- Stated goal
Leave out the pictures and set down exactly the lines from the start of the listing through the one with "const yTicks = [6, 7, 8, 9, 10, 11, 12, 13];", both included.

- Supplied information
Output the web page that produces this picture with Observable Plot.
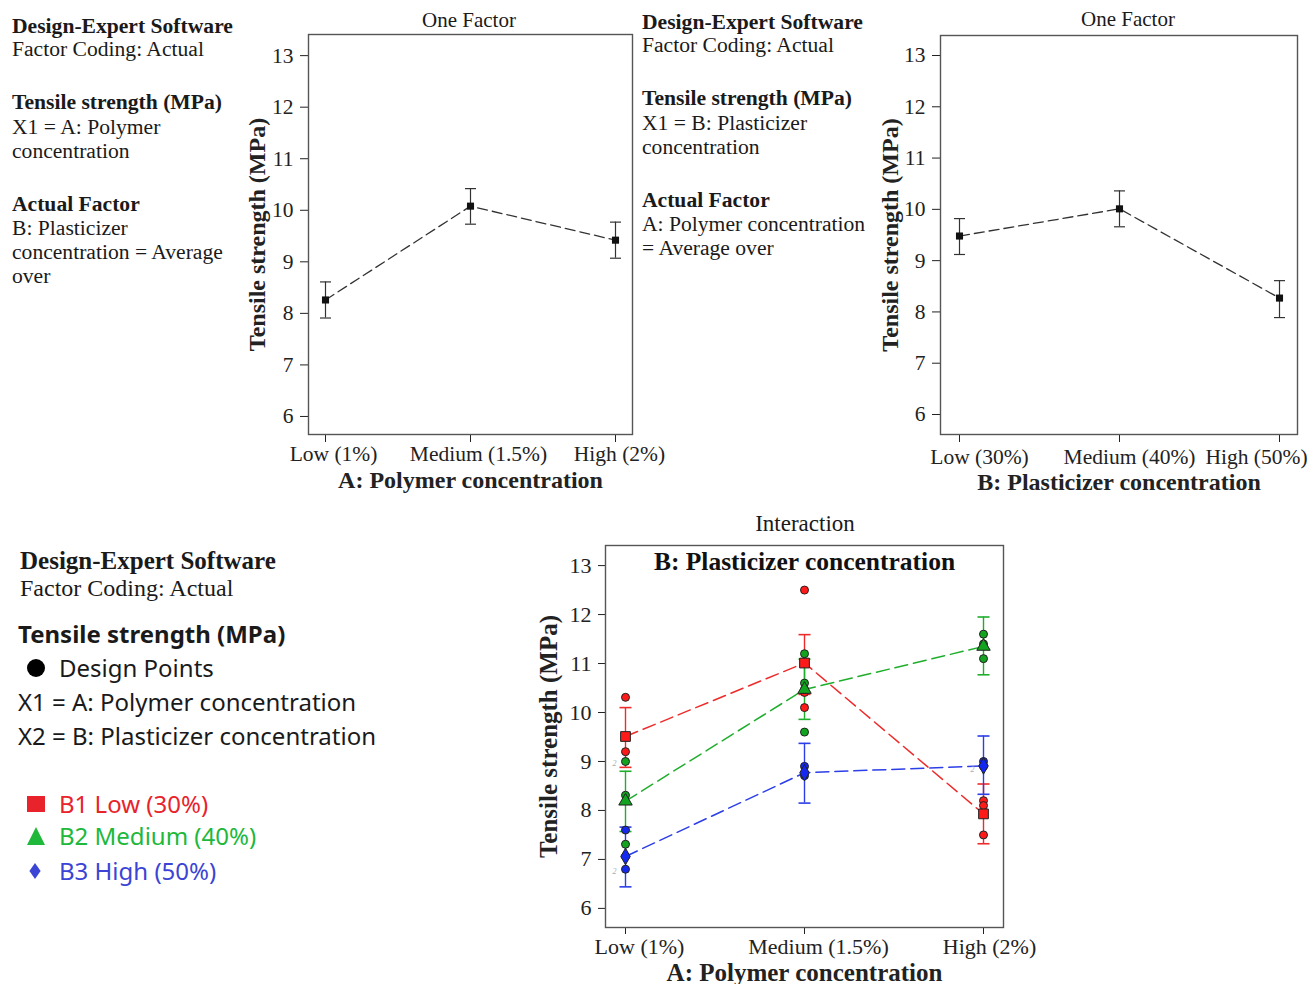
<!DOCTYPE html>
<html><head><meta charset="utf-8">
<script src="https://cdn.jsdelivr.net/npm/d3@7"></script>
<script src="https://cdn.jsdelivr.net/npm/@observablehq/plot@0.6"></script>
<style>
body{margin:0;background:#fff;}
#wrap{position:relative;width:1309px;height:984px;overflow:hidden;background:#fff;}
.t{position:absolute;white-space:nowrap;line-height:1;color:#1a1a1a;}
.serif{font-family:"Liberation Serif",serif;}
.sans{font-family:"Noto Sans",sans-serif;}
.b{font-weight:bold;}
.panel{position:absolute;}
.panel svg{overflow:visible;}
.panel g[aria-label="x-axis label"] text,.panel g[aria-label="y-axis label"] text{font-weight:bold;font-size:24px;}
.p3 g[aria-label="x-axis label"] text,.p3 g[aria-label="y-axis label"] text{font-size:25px;}
</style></head><body><div id="wrap"></div>
<script>
// ---------- data ----------
const polymerLevels = ["Low (1%)", "Medium (1.5%)", "High (2%)"];
const plasticizerLevels = ["Low (30%)", "Medium (40%)", "High (50%)"];
const yTicks = [6, 7, 8, 9, 10, 11, 12, 13];

// One factor: A (polymer)
const polyMean = [8.26, 10.08, 9.42];
const polyLow  = [7.91, 9.73, 9.07];
const polyHigh = [8.61, 10.42, 9.77];
// One factor: B (plasticizer)
const plastMean = [9.48, 10.01, 8.27];
const plastLow  = [9.12, 9.66, 7.89];
const plastHigh = [9.82, 10.36, 8.61];

// Interaction
const seriesNames = ["B1 Low (30%)", "B2 Medium (40%)", "B3 High (50%)"];
const b1Mean = [9.51, 11.01, 7.93];
const b1Low  = [8.88, 10.37, 7.32];
const b1High = [10.10, 11.59, 8.54];
const b2Mean = [8.19, 10.47, 11.35];
const b2Low  = [7.57, 9.86, 10.77];
const b2High = [8.80, 11.09, 11.95];
const b3Mean = [7.06, 8.77, 8.91];
const b3Low  = [6.44, 8.15, 8.33];
const b3High = [7.66, 9.37, 9.52];
const b1Points = [[10.31, 9.51, 9.20], [12.50, 11.01, 10.41, 10.10], [8.20, 8.10, 7.93, 7.50]];
const b2Points = [[9.00, 8.31, 7.31], [11.20, 10.60, 10.47, 9.60], [11.60, 11.40, 11.10]];
const b3Points = [[7.60, 7.06, 6.80], [8.90, 8.71], [9.00, 8.90]];
const repLevel = ["Low (1%)", "Low (1%)", "High (2%)"];
const repValue = [9.00, 6.80, 8.88];
const repCount = ["2", "2", "2"];

const seriesColors = ["#ee2b2b", "#1fae2c", "#2c3ee8"];
const pointColors = ["#ff1a1a", "#12a31f", "#1428f0"];
const legendColors = ["#e8232b", "#20b83a", "#3b44d4"];
const seriesSymbols = ["square", "triangle", "diamond"];

// ---------- helpers ----------
const wrap = document.getElementById("wrap");
function line(text, x, yc, size, cls, color, anchor) {
  const d = document.createElement("div");
  d.className = "t " + cls;
  d.textContent = text;
  d.style.fontSize = size + "px";
  d.style.top = (yc - 0.52 * size) + "px";
  d.style.left = x + "px";
  if (anchor === "middle") d.style.transform = "translateX(-50%)";
  if (color) d.style.color = color;
  wrap.appendChild(d);
  return d;
}
function symbolIcon(kind, color, x, yc, s) {
  const ns = "http://www.w3.org/2000/svg";
  const svg = document.createElementNS(ns, "svg");
  svg.setAttribute("width", s); svg.setAttribute("height", s);
  svg.style.position = "absolute"; svg.style.left = x + "px"; svg.style.top = (yc - s / 2) + "px";
  let el;
  if (kind === "circle") { el = document.createElementNS(ns, "circle"); el.setAttribute("cx", s/2); el.setAttribute("cy", s/2); el.setAttribute("r", s/2); }
  else if (kind === "square") { el = document.createElementNS(ns, "rect"); el.setAttribute("x", 0); el.setAttribute("y", 1); el.setAttribute("width", s); el.setAttribute("height", s - 2); }
  else if (kind === "triangle") { el = document.createElementNS(ns, "polygon"); el.setAttribute("points", `${s/2},0 ${s},${s} 0,${s}`); }
  else { el = document.createElementNS(ns, "polygon"); el.setAttribute("points", `${s/2},0 ${s*0.85},${s/2} ${s/2},${s} ${s*0.15},${s/2}`); }
  el.setAttribute("fill", color);
  svg.appendChild(el);
  wrap.appendChild(svg);
}
const capSymbol = {draw(ctx, size) { const r = Math.sqrt(size / Math.PI); ctx.moveTo(-r, 0); ctx.lineTo(r, 0); }};

function place(node, left, top, cls) {
  const d = document.createElement("div");
  d.className = "panel " + (cls || "");
  d.style.left = left + "px"; d.style.top = top + "px";
  d.appendChild(node);
  wrap.appendChild(d);
}
// x axis: tick lines + label, and tick texts nudged individually like the original
function xAxisMarks(levels, label, labelOffset, tickSize, textOffset, shifts) {
  return [
    Plot.axisX({tickSize, tickFormat: () => "", label, labelAnchor: "center", labelOffset}),
    ...levels.map((lv, i) => Plot.axisX([lv], {tickSize: 0, tickPadding: textOffset, dx: shifts[i], label: null}))
  ];
}

// ---------- text blocks ----------
const S = "serif", SB = "serif b";
[["Design-Expert Software", SB, 27], ["Factor Coding: Actual", S, 50], ["Tensile strength (MPa)", SB, 103],
 ["X1 = A: Polymer", S, 128], ["concentration", S, 152], ["Actual Factor", SB, 205], ["B: Plasticizer", S, 229],
 ["concentration = Average", S, 253], ["over", S, 277]].forEach(([t, c, y]) => line(t, 12, y, 21.6, c));
[["Design-Expert Software", SB, 23], ["Factor Coding: Actual", S, 46], ["Tensile strength (MPa)", SB, 99],
 ["X1 = B: Plasticizer", S, 124], ["concentration", S, 148], ["Actual Factor", SB, 201], ["A: Polymer concentration", S, 225],
 ["= Average over", S, 249]].forEach(([t, c, y]) => line(t, 642, y, 21.6, c));

line("One Factor", 469, 21, 21, S, null, "middle");
line("One Factor", 1128, 20, 21, S, null, "middle");
line("Interaction", 805, 524, 23, S, null, "middle");

line("Design-Expert Software", 20, 561, 25, SB);
line("Factor Coding: Actual", 20, 588, 24, S);
line("Tensile strength (MPa)", 18, 634, 24, "sans b");
symbolIcon("circle", "#000", 27, 668, 18);
line("Design Points", 59, 668, 24, "sans");
line("X1 = A: Polymer concentration", 18, 702, 24, "sans");
line("X2 = B: Plasticizer concentration", 18, 736, 24, "sans");
const legendY = [804, 836, 871];
seriesNames.forEach((n, i) => {
  symbolIcon(seriesSymbols[i], legendColors[i], 27, legendY[i], i === 2 ? 16 : 18);
  line(n, 59, legendY[i], 24, "sans", legendColors[i]);
});

// ---------- one factor charts ----------
function oneFactor(levels, mean, lo, hi, cfg) {
  const rows = levels.map((lv, i) => ({level: lv, mean: mean[i], lo: lo[i], hi: hi[i]}));
  return Plot.plot({
    width: cfg.width, height: cfg.height,
    marginLeft: cfg.ml, marginRight: cfg.mr, marginTop: cfg.mt, marginBottom: cfg.mb,
    style: {fontFamily: "Liberation Serif", fontSize: "21.5px", color: "#222", background: "transparent", overflow: "visible"},
    x: {type: "point", domain: levels, padding: cfg.pad},
    y: {domain: cfg.ydom, ticks: yTicks, tickSize: 8, tickPadding: 7,
        label: "Tensile strength (MPa)", labelAnchor: "center", labelArrow: "none", labelOffset: cfg.ylo},
    marks: [
      ...xAxisMarks(levels, cfg.xlabel, cfg.xlo, 8, cfg.xtp, cfg.shifts),
      Plot.frame({stroke: "#555", strokeWidth: 1.4}),
      Plot.ruleX(rows, {x: "level", y1: "lo", y2: "hi", stroke: "#333", strokeWidth: 1.2}),
      Plot.dot(rows, {x: "level", y: "lo", symbol: capSymbol, r: 5.5, stroke: "#333", strokeWidth: 1.2}),
      Plot.dot(rows, {x: "level", y: "hi", symbol: capSymbol, r: 5.5, stroke: "#333", strokeWidth: 1.2}),
      Plot.line(rows, {x: "level", y: "mean", stroke: "#333", strokeWidth: 1.3, strokeDasharray: "10,5"}),
      Plot.dot(rows, {x: "level", y: "mean", symbol: "square", r: 4, fill: "#111", stroke: "none"})
    ]
  });
}
place(oneFactor(polymerLevels, polyMean, polyLow, polyHigh,
  {width: 440, height: 500, ml: 68, mr: 48, mt: 34, mb: 66, pad: 0.11, ydom: [5.65, 13.41],
   xlabel: "A: Polymer concentration", xlo: 53, ylo: 61, xtp: 11, shifts: [8, 8, 4]}), 240, 0);
place(oneFactor(plasticizerLevels, plastMean, plastLow, plastHigh,
  {width: 439, height: 500, ml: 70, mr: 12, mt: 35, mb: 66, pad: 0.109, ydom: [5.61, 13.39],
   xlabel: "B: Plasticizer concentration", xlo: 55, ylo: 60, xtp: 14, shifts: [20, 10, -23]}), 870, 0);

// ---------- interaction chart ----------
const means = [b1Mean, b2Mean, b3Mean], lows = [b1Low, b2Low, b3Low], highs = [b1High, b2High, b3High];
const pts = [b1Points, b2Points, b3Points];
const interMarks = [
  ...xAxisMarks(polymerLevels, "A: Polymer concentration", 53, 7, 11, [14, 14, 6]),
  Plot.frame({stroke: "#555", strokeWidth: 1.4})
];
seriesNames.forEach((name, s) => {
  const rows = polymerLevels.map((lv, i) => ({series: name, level: lv, mean: means[s][i], lo: lows[s][i], hi: highs[s][i]}));
  interMarks.push(
    Plot.ruleX(rows, {x: "level", y1: "lo", y2: "hi", stroke: seriesColors[s], strokeWidth: 1.4}),
    Plot.dot(rows, {x: "level", y: "lo", symbol: capSymbol, r: 6, stroke: seriesColors[s], strokeWidth: 1.6}),
    Plot.dot(rows, {x: "level", y: "hi", symbol: capSymbol, r: 6, stroke: seriesColors[s], strokeWidth: 1.6}),
    Plot.line(rows, {x: "level", y: "mean", stroke: seriesColors[s], strokeWidth: 1.5, strokeDasharray: "13,6"})
  );
});
seriesNames.forEach((name, s) => {
  const prow = polymerLevels.flatMap((lv, i) => pts[s][i].map(v => ({level: lv, value: v})));
  interMarks.push(Plot.dot(prow, {x: "level", y: "value", r: 4, fill: pointColors[s], stroke: "#222", strokeWidth: 1}));
});
seriesNames.forEach((name, s) => {
  const rows = polymerLevels.map((lv, i) => ({level: lv, mean: means[s][i]}));
  interMarks.push(Plot.dot(rows, {x: "level", y: "mean", symbol: seriesSymbols[s], r: s === 0 ? 5.5 : 5, fill: pointColors[s], stroke: "#222", strokeWidth: 1}));
});
const reps = repLevel.map((lv, i) => ({level: lv, value: repValue[i], n: repCount[i]}));
interMarks.push(Plot.text(reps, {x: "level", y: "value", text: "n", dx: -11, dy: 2, fill: "#aaa", fontSize: 8, fontStyle: "italic"}));
interMarks.push(Plot.text(["B: Plasticizer concentration"], {frameAnchor: "top", lineAnchor: "middle", dy: 16, fontWeight: "bold", fontSize: 25.5, fill: "#111"}));

const inter = Plot.plot({
  width: 500, height: 484, marginLeft: 75, marginRight: 27, marginTop: 45, marginBottom: 57,
  style: {fontFamily: "Liberation Serif", fontSize: "22px", color: "#222", background: "transparent", overflow: "visible"},
  x: {type: "point", domain: polymerLevels, padding: 0.106},
  y: {domain: [5.61, 13.41], ticks: yTicks, tickSize: 7, tickPadding: 7,
      label: "Tensile strength (MPa)", labelAnchor: "center", labelArrow: "none", labelOffset: 66},
  marks: interMarks
});
place(inter, 530, 500, "p3");
</script></body></html>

- Final result
Output the web page that produces this picture with Observable Plot.
<!DOCTYPE html>
<html><head><meta charset="utf-8">
<script src="https://cdn.jsdelivr.net/npm/d3@7"></script>
<script src="https://cdn.jsdelivr.net/npm/@observablehq/plot@0.6"></script>
<style>
body{margin:0;background:#fff;}
#wrap{position:relative;width:1309px;height:984px;overflow:hidden;background:#fff;}
.t{position:absolute;white-space:nowrap;line-height:1;color:#1a1a1a;}
.serif{font-family:"Liberation Serif",serif;}
.sans{font-family:"Noto Sans",sans-serif;}
.b{font-weight:bold;}
.panel{position:absolute;}
.panel svg{overflow:visible;}
.panel g[aria-label="x-axis label"] text,.panel g[aria-label="y-axis label"] text{font-weight:bold;font-size:24px;}
.p3 g[aria-label="x-axis label"] text,.p3 g[aria-label="y-axis label"] text{font-size:25px;}
</style></head><body><div id="wrap"></div>
<script>
// ---------- data ----------
const polymerLevels = ["Low (1%)", "Medium (1.5%)", "High (2%)"];
const plasticizerLevels = ["Low (30%)", "Medium (40%)", "High (50%)"];
const yTicks = [6, 7, 8, 9, 10, 11, 12, 13];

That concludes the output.